Superando isso (que não é o assunto principal), sinto necessidade de dizer que o tal pastor estava totalmente equivocado e criou um sofisma ao dizer que quem se revolta contra o seu patrão, se revolta contra Deus...De fato, o Direito do Trabalho adota a posição "pró-trabalhador" e, para alguns, pode ser entendido como paternalista (apenas no sentido de que busca tutelar com a maior eficiência possível os interesses do trabalhador). Mas isso não colabora em absolutamente nada para o falso silogismo elaborado pelo pastor.

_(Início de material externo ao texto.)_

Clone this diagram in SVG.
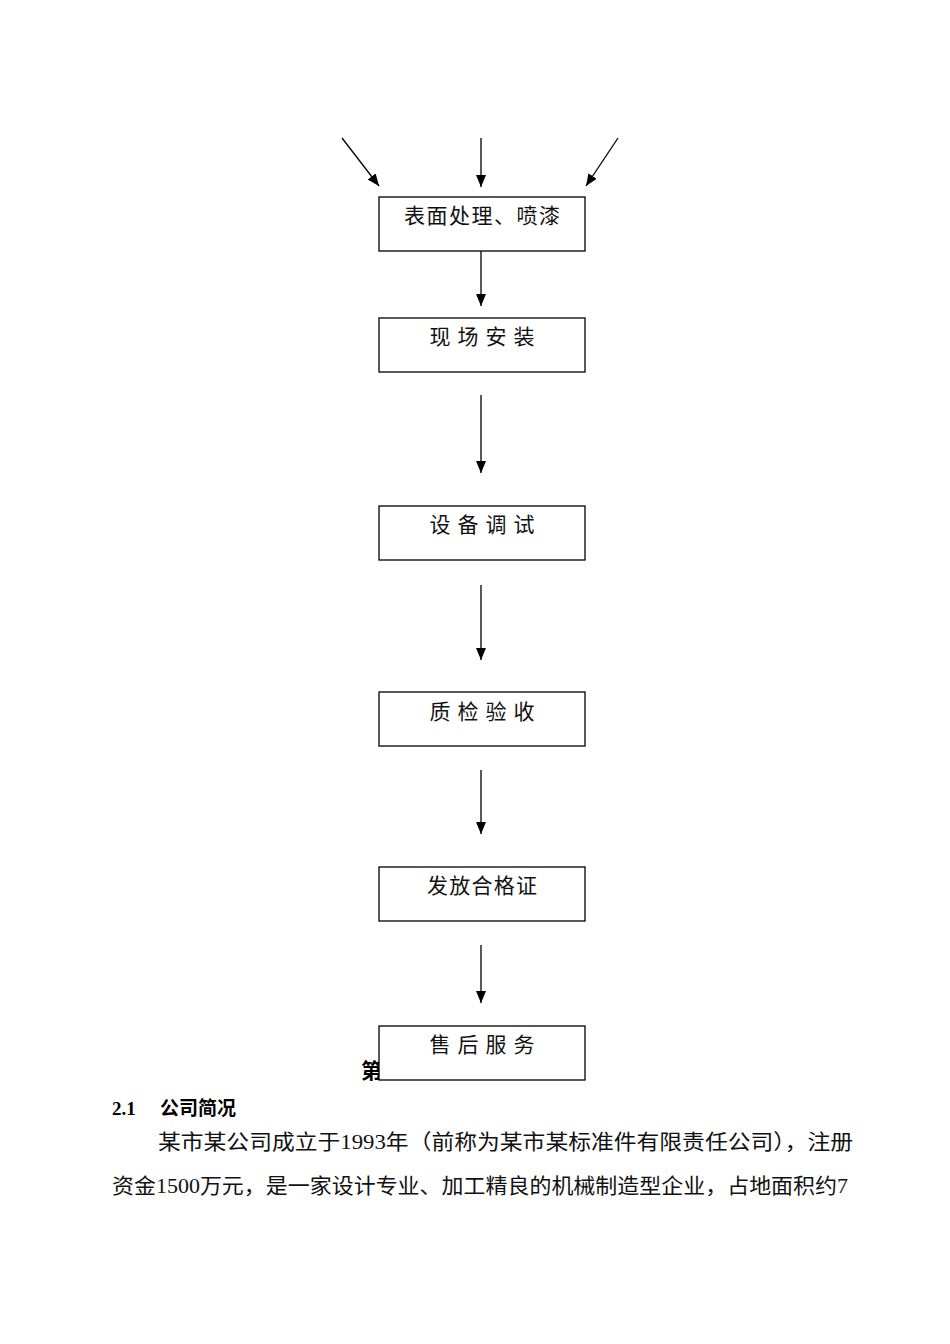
<svg xmlns="http://www.w3.org/2000/svg" width="950" height="1344" viewBox="0 0 950 1344">
<style>
.box{fill:#fff;stroke:#000;stroke-width:1.3}
.lbl{font-family:"Noto Sans CJK SC",sans-serif;font-size:21px;fill:#111;text-anchor:middle}
.ln{stroke:#000;stroke-width:1.3;fill:none}
.body{font-family:"Liberation Serif","Noto Sans CJK SC",serif;font-size:21px;fill:#111}
</style>
<defs>
<marker id="ah" viewBox="0 0 12 10" refX="12" refY="5" markerWidth="12" markerHeight="10" markerUnits="userSpaceOnUse" orient="auto">
<path d="M0,0 L12,5 L0,10 z" fill="#000"/>
</marker>
</defs>
<rect width="950" height="1344" fill="#fff"/>
<text x="361" y="1078" style="font-family:'Noto Sans CJK SC',sans-serif;font-size:21px;font-weight:bold;fill:#000">第</text>
<g id="connectors">
<line class="ln" x1="342" y1="138" x2="379" y2="186" marker-end="url(#ah)"/>
<line class="ln" x1="481" y1="138" x2="481" y2="187" marker-end="url(#ah)"/>
<line class="ln" x1="618" y1="138" x2="586" y2="186" marker-end="url(#ah)"/>
<line class="ln" x1="481" y1="251" x2="481" y2="306" marker-end="url(#ah)"/>
<line class="ln" x1="481" y1="395" x2="481" y2="473" marker-end="url(#ah)"/>
<line class="ln" x1="481" y1="585" x2="481" y2="660" marker-end="url(#ah)"/>
<line class="ln" x1="481" y1="770" x2="481" y2="834" marker-end="url(#ah)"/>
<line class="ln" x1="481" y1="945" x2="481" y2="1003" marker-end="url(#ah)"/>
</g>
<g id="n1"><rect class="box" x="379" y="197" width="206" height="54"/><text class="lbl" x="482" y="223" textLength="156">表面处理、喷漆</text></g>
<g id="n2"><rect class="box" x="379" y="318" width="206" height="54"/><text class="lbl" x="482" y="344" textLength="105">现 场 安 装</text></g>
<g id="n3"><rect class="box" x="379" y="506" width="206" height="54"/><text class="lbl" x="482" y="532" textLength="105">设 备 调 试</text></g>
<g id="n4"><rect class="box" x="379" y="692" width="206" height="54"/><text class="lbl" x="482" y="719" textLength="105">质 检 验 收</text></g>
<g id="n5"><rect class="box" x="379" y="867" width="206" height="54"/><text class="lbl" x="482" y="893" textLength="110">发放合格证</text></g>
<g id="n6"><rect class="box" x="379" y="1026" width="206" height="54"/><text class="lbl" x="482" y="1052" textLength="105">售 后 服 务</text></g>
<text x="112" y="1115" style="font-family:'Liberation Serif','Noto Sans CJK SC',serif;font-size:19px;font-weight:bold;fill:#000">2.1</text>
<text x="160" y="1115" style="font-family:'Noto Sans CJK SC',sans-serif;font-size:19px;font-weight:bold;fill:#000">公司简况</text>
<text class="body" x="158" y="1149" textLength="695" lengthAdjust="spacingAndGlyphs">某市某公司成立于1993年（前称为某市某标准件有限责任公司），注册</text>
<text class="body" x="112" y="1193" textLength="736" lengthAdjust="spacingAndGlyphs">资金1500万元，是一家设计专业、加工精良的机械制造型企业，占地面积约7</text>
</svg>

Basta fazermos a seguinte pergunta: Por que o Direito do Trabalho seria pró-trabalhador?

Já experimentou duelar numa lide contra uma grande empresa? Você e seu defensor público contra uma multinacional e a melhor banca de advocacia do Brasil. Nesse caso quem é o hipossuficente? Quem tem mais condições técnicas e econômicas de produzir provas? Será que que a verdadeira igualdade não significa tratar desigualmente os desiguais? Penso que sim.

A história do Direito do Trabalho, querido pastor, acompanha a evolução da sociedade que caminhou da servidão ao trabalho assalariado. Mas uma coisa eu garanto: demorou muito para chegarmos à tutela especial da Justiça do Trabalho e antes disso muito sange rolou. Imagine quantos trabalhadores foram mutilados nas novíssimas máquinas da na Revolução Industrial e não tiveram ressarcimento de nada. Quantos foram os abusos com jornadas de trabalho que ultrapassavam o limite do humanamente possível? Quanta gente morreu de tanto trabalhar? Quantos tiveram que ouvir que não seriam ressarcidos do acidente sofrido porque a "empresa não teve culpa" (antes da idéia do risco do empreendimento e a responsabilidade objetiva)?

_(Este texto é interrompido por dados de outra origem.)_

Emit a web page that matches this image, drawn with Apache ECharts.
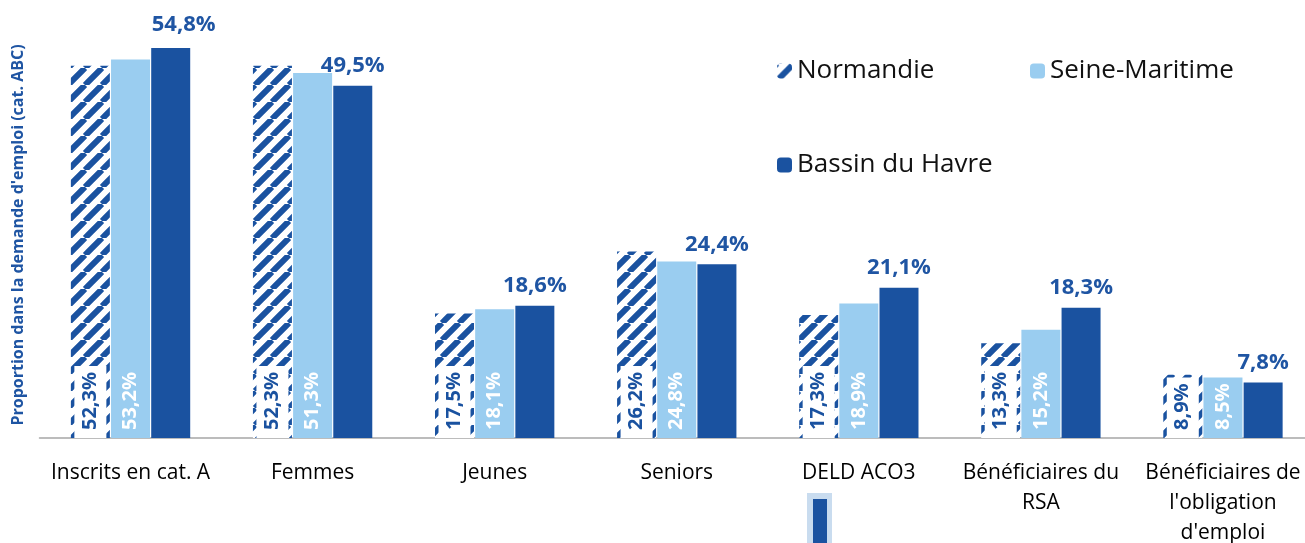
<!DOCTYPE html>
<html>
<head>
  <meta charset="utf-8">
  <title>Proportion dans la demande d'emploi</title>
  <style>
    html, body { margin: 0; padding: 0; background: #fff; }
    #main { width: 1305px; height: 543px; }
  </style>
</head>
<body>
<div id="main"></div>
<script src="https://cdn.jsdelivr.net/npm/echarts@6/dist/echarts.min.js"></script>
<script>
  // données
  var categories = ['Inscrits en cat. A', 'Femmes', 'Jeunes', 'Seniors', 'DELD ACO3',
    'Bénéficiaires du\nRSA', "Bénéficiaires de\nl'obligation\nd'emploi"];
  var normandie = [52.3, 52.3, 17.5, 26.2, 17.3, 13.3, 8.9];
  var seineMaritime = [53.2, 51.3, 18.1, 24.8, 18.9, 15.2, 8.5];
  var bassinHavre = [54.8, 49.5, 18.6, 24.4, 21.1, 18.3, 7.8];

  var darkBlue = '#1a52a0';
  var lightBlue = '#9acdf0';
  var labelBlue = '#1f55a3';
  var font = 'Open Sans';

  // motif hachuré pour la Normandie
  function hatch() {
    var s = 17, c = document.createElement('canvas');
    c.width = s; c.height = s;
    var g = c.getContext('2d');
    g.fillStyle = '#fff';
    g.fillRect(0, 0, s, s);
    g.strokeStyle = darkBlue;
    g.lineWidth = 6;
    g.beginPath();
    for (var k = -1; k <= 1; k++) {
      g.moveTo(k * s, s);
      g.lineTo(k * s + s, 0);
    }
    g.stroke();
    return c;
  }

  function pct(p) {
    return p.value.toFixed(1).replace('.', ',') + '%';
  }

  var legendText = { fontSize: 26, color: '#111', lineHeight: 30 };

  var myChart = echarts.init(document.getElementById('main'));
  myChart.setOption({
    animation: false,
    textStyle: { fontFamily: font },
    grid: { left: 39.5, right: -9, top: 11, bottom: 105, outerBoundsMode: 'none', containLabel: false },
    legend: [
      { data: ['Normandie'], left: 772, top: 51, itemWidth: 15, itemHeight: 15, textStyle: legendText },
      { data: ['Seine-Maritime'], left: 1025, top: 51, itemWidth: 15, itemHeight: 15, textStyle: legendText },
      { data: ['Bassin du Havre'], left: 772, top: 145, itemWidth: 15, itemHeight: 15, textStyle: legendText }
    ],
    xAxis: {
      type: 'category',
      data: categories,
      axisLine: { lineStyle: { color: '#a6a6a6', width: 1.5 } },
      axisTick: { length: 7, lineStyle: { color: '#a6a6a6' } },
      axisLabel: { interval: 0, fontSize: 21, color: '#000', lineHeight: 30, margin: 20 }
    },
    yAxis: {
      type: 'value',
      min: 0,
      max: 60,
      axisLine: { show: false },
      axisTick: { show: false },
      axisLabel: { show: false },
      splitLine: { show: false }
    },
    series: [
      {
        name: 'Normandie',
        type: 'bar',
        data: normandie,
        barWidth: 39,
        barGap: '3%',
        itemStyle: { color: { image: hatch(), repeat: 'repeat' } },
        label: {
          show: true,
          position: 'insideBottom',
          distance: 0,
          rotate: 90,
          align: 'left',
          verticalAlign: 'middle',
          formatter: pct,
          fontSize: 20,
          fontWeight: 'bold',
          color: darkBlue,
          lineHeight: 20,
          backgroundColor: '#fff',
          padding: [6, 6, 6, 8]
        }
      },
      {
        name: 'Seine-Maritime',
        type: 'bar',
        data: seineMaritime,
        barWidth: 39,
        itemStyle: { color: lightBlue },
        label: {
          show: true,
          position: 'insideBottom',
          distance: 8,
          rotate: 90,
          align: 'left',
          verticalAlign: 'middle',
          formatter: pct,
          fontSize: 20,
          fontWeight: 'bold',
          color: '#fff'
        }
      },
      {
        name: 'Bassin du Havre',
        type: 'bar',
        data: bassinHavre.map(function (v, i) {
          return i === 0 ? { value: v, label: { offset: [13, -3] } } : v;
        }),
        barWidth: 39,
        itemStyle: { color: darkBlue },
        label: {
          show: true,
          position: 'top',
          distance: 9,
          formatter: pct,
          fontSize: 22,
          fontWeight: 'bold',
          color: labelBlue
        }
      }
    ],
    graphic: [
      {
        type: 'text', x: 18, y: 235, rotation: Math.PI / 2,
        style: {
          text: "Proportion dans la demande d'emploi (cat. ABC)",
          fill: labelBlue, font: 'bold 16px "Open Sans"', align: 'center', verticalAlign: 'middle'
        }
      },
      { type: 'rect', left: 807, top: 493, shape: { width: 25, height: 50 }, style: { fill: '#c9dcef' } },
      { type: 'rect', left: 813, top: 499, shape: { width: 14, height: 44 }, style: { fill: darkBlue } }
    ]
  });
</script>
</body>
</html>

Os casos são incontáveis. O advogado Fábio Ferraz ilustra bem a situação do trabalhador no Estado Liberal ao dizer:
"O individualismo levava a uma exploração do mais fraco pelo mais forte. O capitalista livremente podia impor, sem interferência do Estado, as suas condições ao trabalhador. Havia mera igualdade jurídica. Em curto tempo, estavam os mais ricos cada vez mais ricos e os mais pobres cada vez mais pobres. O mais forte subjuga o mais fraco." (link)

O hipossuficiente precisa ser tratado com cautela, precisa ser melhor protegido, sim. E por isso o Direito do Trabalho adota o in dubio pro misero, ou seja, na dúvida (em caso de lacuna probatória, por exemplo) se decide a favor do trabalhador. É uma questão de necessidade e não capricho. Duvido muito que Deus "figure no pólo passivo" do processo movido entre o trabalhador e o empregador. Também não acredito que Deus se volte contra o trabalhador por ele perseguir um direito seu!!!

Mas ainda se pode argumentar que tudo isso é uma interpretação errada que eu fiz da frase. Você pode querer me convencer que o que o pastor quis dizer é que o trabalhador não deve mover ação contra seu patrão sabendo que não tem direito algum, apenas na tentativa de conseguir alguma vantagem...

Isso não muda abolutamente nada o que foi dito acima!!!! O direito de ação é garantia constitucional (art. 5º, XXXV, da Constituição Federal de 1988). Se o trabalhador promove uma ação contra seu empregador sem ter direito (o que é bem mais raro pela bagunça que é o Brasil) ele ganhará uma sentença de improcedência e acabou. O direito de ação ele vai ter sempre. O fato de o Direito do Trabalho ser "pró-trabalhador", não é sinônimo de vitória automática, nem de vitória a qualquer custo.

Prefiro acreditar, depois de tudo isso, que o pastor se equivocou pela sua ignorância com relação ao tema e que não estava falando como um "homem de negócios".

Enfim, fica o manifesto. Um formador de opinião deve ter um mínimo de cuidado com as afirmações que lança para o seu público, sob pena de cometer aberrações como essa.